森さんが使用したアンテナは、KLM社の16エレメントのロングブーム八木・宇田アンテナを四列2段に重ねたものであった。プリアンプはこの当時、ガリウム・砒素トランジスターが開発されていなかったため、バイポーラトランジスターを使用して自作。月の追尾にはポーラマウントを使用した。しかし、「ゲインはISO比26dB、半値幅は約4度であり、特性は問題なかったものの追尾に失敗、実験は成功しなかった」と、最初の試みを語る。

[失敗の連続]

ポーラマウント方式は、アンテナ方位角の基点を北極に合わせておくことにより、月の軌道に自動的に追随する機能をもつシステムで、天体観測用に使われている。森さんは「基点を磁北にセットしてしまったために、6度の差ができてしまったためと」分析、改めて天文の勉強を始めた。

地理上の真北と磁石による磁北とは異なっており、それを誤ったことになる。天文知識の教え受けたのは、天文に詳しい隈本さんや鹿毛則孝(JA6EQD)さんからだった。鹿毛さんは昭和24年(1949年)生まれ。昭和48年(1973年)に免許を取得したばかりであったが、宇宙空間に興味を持ったハムであった。

森さんは暇を見つけてはテストを続けたが、月の追随はチャートを使っての作業のため、時間と労力を費やしていた。そのうちパソコンを導入してデータをインプット、10分ごとのAZ-EL(方位角-仰角)をプリントアウトし、的確に月を追跡できるように改良した。このため、森さんは開発されたばかりのパソコンを買い求めた。今は想像できないが、メモリーにはオーディオカセットテープが使われていた時代であった。

月の運行を計算し、アンテナを制御するパソコンの画面

[430MHz、500MHz申請]

EMEに挑戦し続けた森さんは昭和51年(1976年)2月に、430MHz、500Wの免許を申請した。5月、森さんはWA6LETからの、さらに7月にはルクセンブルクのウィーリー(LX1DB)さんの信号を受信。これが森さんにとってのEME初受信となった。10月20日には予備免許が下り、12月10日に落成検査を受けて、本免許を得ている。

その後、米国のアレン・カレッツ(K2UYH)さんとウィーリー(LX1DB)さんらとは交信のスケジュールをたて挑戦を続けた。カレッツさんはニュージャージー州のトレントン大学の教授であり、後に非常に親しくなった。一方、ウィーリーさんとは昭和51(1976年)にルクセンブルクでシャックを訪問した間柄であった。

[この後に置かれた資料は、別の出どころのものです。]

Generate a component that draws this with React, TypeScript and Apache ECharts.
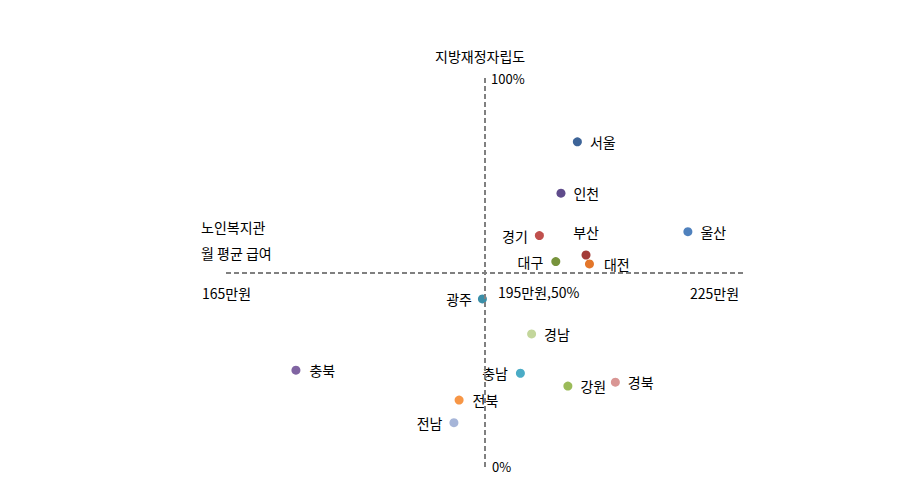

この時は、タイヤメーカーであるルクセンブルクグットイヤーを訪問、タイヤ成型ドラムの販売に行ったときであった。予め、ウィーリーさんに滞在予定やホテルを連絡しておいたところ、ホテルに電話があり、シャックに案内された。その折には、フランスからやって来ていたエレクソン(F9FT)さんにも会っている。

EME初交信の相手局、アレン・カレッツさんと森さん

[EME交信成功]

翌52年(1977年)2月26日にはカレッツさんの信号を受信。そして、3月6日、日本時間19時30分についに交信に成功。交換したRSTは519/529であった。この交信は、公式に認められた430MHz帯でのわが国初のEME通信となった。次いで、3月7日日本時間6時30分、ウィーリーさんとの交信にも成功する。ウィーリーさんとは3月1日から6日まで連続して電波を出したが、交信ができなかった揚げ句の成功であった。

昭和44年(1969年)に森さんがEMEに挑戦し始めてから8年の年月が経っていた。昭和53年(1978年)になって、森さんはある雑誌に「今にして思えば、ずいぶんばかげたことをやって、無駄骨を折ったものだとつくづく思います」と記している。EME通信に取り組んだことがばかげたことでなく、成功するまでの試行錯誤が「馬鹿げた骨折り」ということである。もっとも、何事も成功した後に分析する失敗の原因は常に「ばかげたこと」が多いといえる。

[森さんの貢献]

隈本さん、森さんの久留米市の2人がEME交信に成功したことは、当時のわが国のハム仲間に大きな衝撃を与えた。その後、森さんはさまざまな関連雑誌などに登場しているが、成功の興奮よりも、冷静に分析した内容が多い。また、EME交信に貢献した技術も少なくない。そのひとつが開発されたばかりの「ガリウム・砒素トランジスター」の採用であり、その紹介であった。

気の遠くなるような月に電波を反射させて、交信するEME交信のためには高性能なプリアンプが必要となる。そのプリアンプもできるだけローノイズとすることが重要な課題となっていた。U、Vの高周波帯で高速に信号を処理し、雑音を抑えるのにはこのガリ砒素が最適であった。開発は日本のNECであり「同社の山藤 滋(JH1BRY)さんが資料を提供してくれるなど積極的な協力をいただいた」という。山藤さんもEMEに関心をもっていたハムであった。